**What is needed:** Repeat the lines below exactly as they appear, but leave out the images.

**Supplied information:**
***

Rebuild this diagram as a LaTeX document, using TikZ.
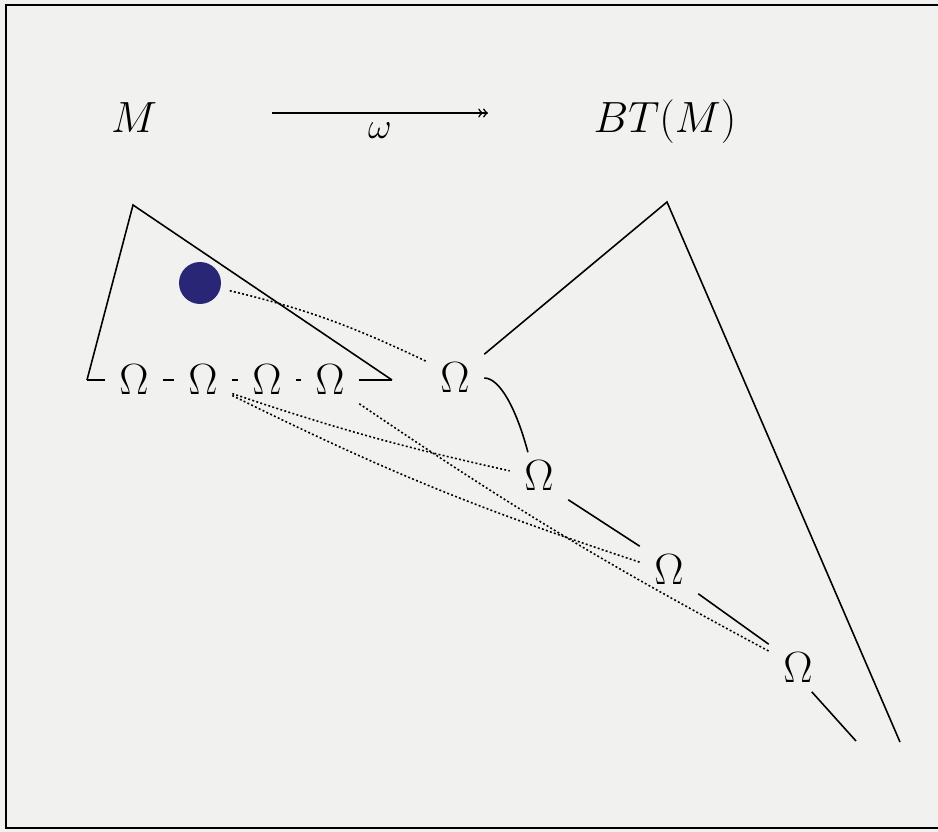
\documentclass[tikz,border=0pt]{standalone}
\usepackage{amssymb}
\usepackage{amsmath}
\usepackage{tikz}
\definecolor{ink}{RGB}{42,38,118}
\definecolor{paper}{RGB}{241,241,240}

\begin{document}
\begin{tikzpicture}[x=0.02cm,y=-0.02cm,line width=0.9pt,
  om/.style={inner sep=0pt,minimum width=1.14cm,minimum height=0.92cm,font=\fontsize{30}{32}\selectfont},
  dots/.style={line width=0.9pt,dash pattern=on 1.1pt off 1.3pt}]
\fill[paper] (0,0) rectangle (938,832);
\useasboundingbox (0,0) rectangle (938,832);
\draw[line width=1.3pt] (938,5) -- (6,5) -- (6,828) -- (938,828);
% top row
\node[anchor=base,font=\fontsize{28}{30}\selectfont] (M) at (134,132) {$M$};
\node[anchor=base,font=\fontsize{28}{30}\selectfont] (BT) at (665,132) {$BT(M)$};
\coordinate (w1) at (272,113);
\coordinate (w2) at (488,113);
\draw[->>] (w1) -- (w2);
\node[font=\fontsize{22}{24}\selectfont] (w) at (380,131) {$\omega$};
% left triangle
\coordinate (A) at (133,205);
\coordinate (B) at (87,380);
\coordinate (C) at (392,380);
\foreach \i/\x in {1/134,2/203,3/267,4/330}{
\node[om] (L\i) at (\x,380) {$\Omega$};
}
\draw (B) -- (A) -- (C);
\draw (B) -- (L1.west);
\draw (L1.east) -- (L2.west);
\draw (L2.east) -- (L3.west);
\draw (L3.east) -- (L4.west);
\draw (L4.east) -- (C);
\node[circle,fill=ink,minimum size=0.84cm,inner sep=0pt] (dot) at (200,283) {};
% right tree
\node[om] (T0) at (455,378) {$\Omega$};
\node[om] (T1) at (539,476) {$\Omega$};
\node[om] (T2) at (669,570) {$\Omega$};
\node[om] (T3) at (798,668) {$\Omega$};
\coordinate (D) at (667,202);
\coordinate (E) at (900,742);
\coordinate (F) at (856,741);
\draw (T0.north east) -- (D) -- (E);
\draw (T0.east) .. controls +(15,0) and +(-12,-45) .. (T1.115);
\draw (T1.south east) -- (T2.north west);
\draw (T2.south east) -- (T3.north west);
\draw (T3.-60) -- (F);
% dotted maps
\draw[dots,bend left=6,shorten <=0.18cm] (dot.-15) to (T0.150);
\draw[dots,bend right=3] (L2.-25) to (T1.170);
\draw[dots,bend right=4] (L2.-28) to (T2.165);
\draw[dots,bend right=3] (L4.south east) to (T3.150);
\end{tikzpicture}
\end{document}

***

**Result below:**
Rebuild this diagram as a LaTeX document, using TikZ.
\documentclass[tikz,border=0pt]{standalone}
\usepackage{amssymb}
\usepackage{amsmath}
\usepackage{tikz}
\definecolor{ink}{RGB}{42,38,118}
\definecolor{paper}{RGB}{241,241,240}

\begin{document}
\begin{tikzpicture}[x=0.02cm,y=-0.02cm,line width=0.9pt,
  om/.style={inner sep=0pt,minimum width=1.14cm,minimum height=0.92cm,font=\fontsize{30}{32}\selectfont},
  dots/.style={line width=0.9pt,dash pattern=on 1.1pt off 1.3pt}]
\fill[paper] (0,0) rectangle (938,832);
\useasboundingbox (0,0) rectangle (938,832);
\draw[line width=1.3pt] (938,5) -- (6,5) -- (6,828) -- (938,828);
% top row
\node[anchor=base,font=\fontsize{28}{30}\selectfont] (M) at (134,132) {$M$};
\node[anchor=base,font=\fontsize{28}{30}\selectfont] (BT) at (665,132) {$BT(M)$};
\coordinate (w1) at (272,113);
\coordinate (w2) at (488,113);
\draw[->>] (w1) -- (w2);
\node[font=\fontsize{22}{24}\selectfont] (w) at (380,131) {$\omega$};
% left triangle
\coordinate (A) at (133,205);
\coordinate (B) at (87,380);
\coordinate (C) at (392,380);
\foreach \i/\x in {1/134,2/203,3/267,4/330}{
\node[om] (L\i) at (\x,380) {$\Omega$};
}
\draw (B) -- (A) -- (C);
\draw (B) -- (L1.west);
\draw (L1.east) -- (L2.west);
\draw (L2.east) -- (L3.west);
\draw (L3.east) -- (L4.west);
\draw (L4.east) -- (C);
\node[circle,fill=ink,minimum size=0.84cm,inner sep=0pt] (dot) at (200,283) {};
% right tree
\node[om] (T0) at (455,378) {$\Omega$};
\node[om] (T1) at (539,476) {$\Omega$};
\node[om] (T2) at (669,570) {$\Omega$};
\node[om] (T3) at (798,668) {$\Omega$};
\coordinate (D) at (667,202);
\coordinate (E) at (900,742);
\coordinate (F) at (856,741);
\draw (T0.north east) -- (D) -- (E);
\draw (T0.east) .. controls +(15,0) and +(-12,-45) .. (T1.115);
\draw (T1.south east) -- (T2.north west);
\draw (T2.south east) -- (T3.north west);
\draw (T3.-60) -- (F);
% dotted maps
\draw[dots,bend left=6,shorten <=0.18cm] (dot.-15) to (T0.150);
\draw[dots,bend right=3] (L2.-25) to (T1.170);
\draw[dots,bend right=4] (L2.-28) to (T2.165);
\draw[dots,bend right=3] (L4.south east) to (T3.150);
\end{tikzpicture}
\end{document}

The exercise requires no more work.